Uncertainty Quantification Recipe

This recipe trains AB-UPT on the DrivAerML dataset with aleatoric uncertainty estimates per prediction.

We published a report on baseline models on W&B.

Surface friction UQ

Figure: Visualization of the predicted surface friction, the error, and the predicted log variance.

Overview

The recipe wraps the AB-UPT architecture from the aero_cfd recipe with an aleatoric UQ mechanism:

  • Aleatoric (heteroscedastic): the decoder predicts both a mean and a log-variance for every output field. The model is trained with a Gaussian NLL loss (optionally β-NLL re-weighted, Seitzer et al. 2022) plus an MSE term and a one-sided log-variance regularizer.

The recipe includes:

  • Model: UQAnchoredBranchedUPT – AB-UPT with doubled output heads (mean + log-variance).

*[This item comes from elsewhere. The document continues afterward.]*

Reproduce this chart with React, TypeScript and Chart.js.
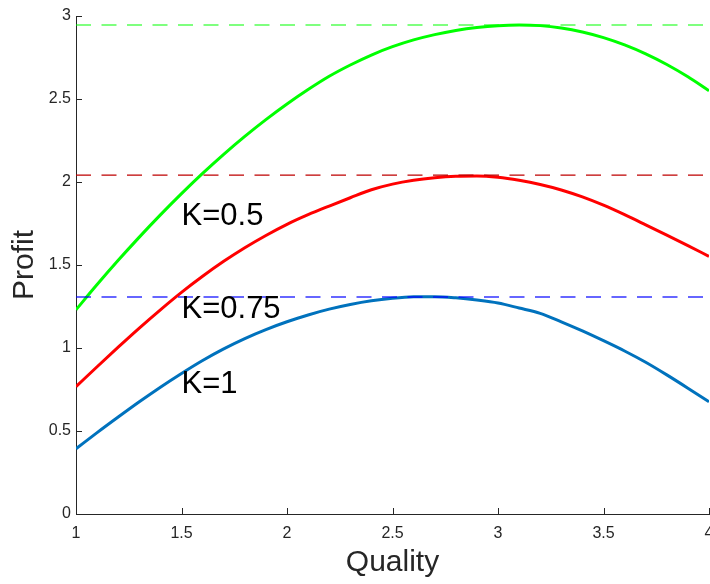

  • Trainer: UQTrainer – Gaussian NLL + MSE warmup + variance regularization + β-NLL

  • Callbacks: UQ-aware evaluation metrics (denormalized RMSE/MAE/L2) and a VTP visualization callback that renders mean + aleatoric σ + epistemic σ on the original surface mesh

  • Postprocessing: a standalone script that reproduces the chunked evaluation and writes VTP / PNG outputs for any baseline or UQ run. This script was originally used to generate the visualizations; however, we turned it into a callback that runs directly after training is finished.

Running an experiment

All commands must be run from the recipes/uncertainty_quantification/ directory.

Local training

uv run noether-train \
  --hp configs/base_experiment.yaml \
  +experiment/drivaerml=ab_upt_uq \
  tracker=disabled \
  dataset_root=/path/to/drivaerml/preprocessed/subsampled_10x

SLURM submission

A SLURM array script is provided that sweeps over beta_nll {0.0, 0.1, 1.0}:

sbatch jobs/train_drivaerml.job

Each line in jobs/experiments/drivaerml_experiments.txt is one array task.

Common CLI overrides:

Override

Effect

trainer.beta_nll=0.1

Use β-NLL with β = 0.1 (down-weights the NLL gradient toward MSE-like)

trainer.warmup_epochs_mse_only=10

Train mean-only with MSE for the first N epochs before turning on NLL

trainer.variance_regularization=0.01

Penalty on min(log_var, 0)^2 – discourages overconfident predictions

model.num_anchor_subsamples=10

Number of epistemic forward passes at inference

Project structure

recipes/uncertainty_quantification/
├── callbacks/
│   ├── uq_evaluation.py             # Denormalized metrics; remaps {field}_mean -> {field}
│   └── uq_post_visualization.py     # VTP rendering of mean, aleatoric σ, for visualization purposes
├── configs/
│   ├── base_experiment.yaml         # Main training config
│   ├── callbacks/uq_callback.yaml   # Callback stack (checkpoints, EMA, eval, viz)
│   ├── datasets/                    # Train / val / test / chunked_test / test_visualization splits
│   ├── experiment/drivaerml/        # Per-run experiment overrides
│   ├── model/uq_abupt.yaml          # UQ-AB-UPT architecture config
│   ├── pipeline/                    # Anchor / query / supernode sampling
│   └── trainer/uq_trainer.yaml      # Loss weights and UQ training schedule
├── jobs/
│   ├── train_drivaerml.job          # SLURM array script
│   └── experiments/                 # One CLI override list per array task
├── models/
│   └── uq_abupt.py                  # UQABUPTConfig + UQAnchoredBranchedUPT
├── scripts/
│   └── uq_postprocessing.py         # Offline evaluation + VTP rendering for trained runs
├── trainer/
│   └── uq_trainer.py                # Gaussian NLL trainer
└── README.md

Callbacks

Training automatically logs:

  • Denormalized RMSE / MAE / relative L2 per field on val and chunked test. The UQSurfaceVolumeEvaluationMetricsCallback serves as a remap layer on top of AeroMetricsCallback to take the split of mean and log-variance predictions into account.

  • VTP visualizations every 100 epochs on the test_visualization split (which contains the first three samples of the test set). The UQPostVisualizationCallback renders the mean prediction and aleatoric σ on the original surface mesh.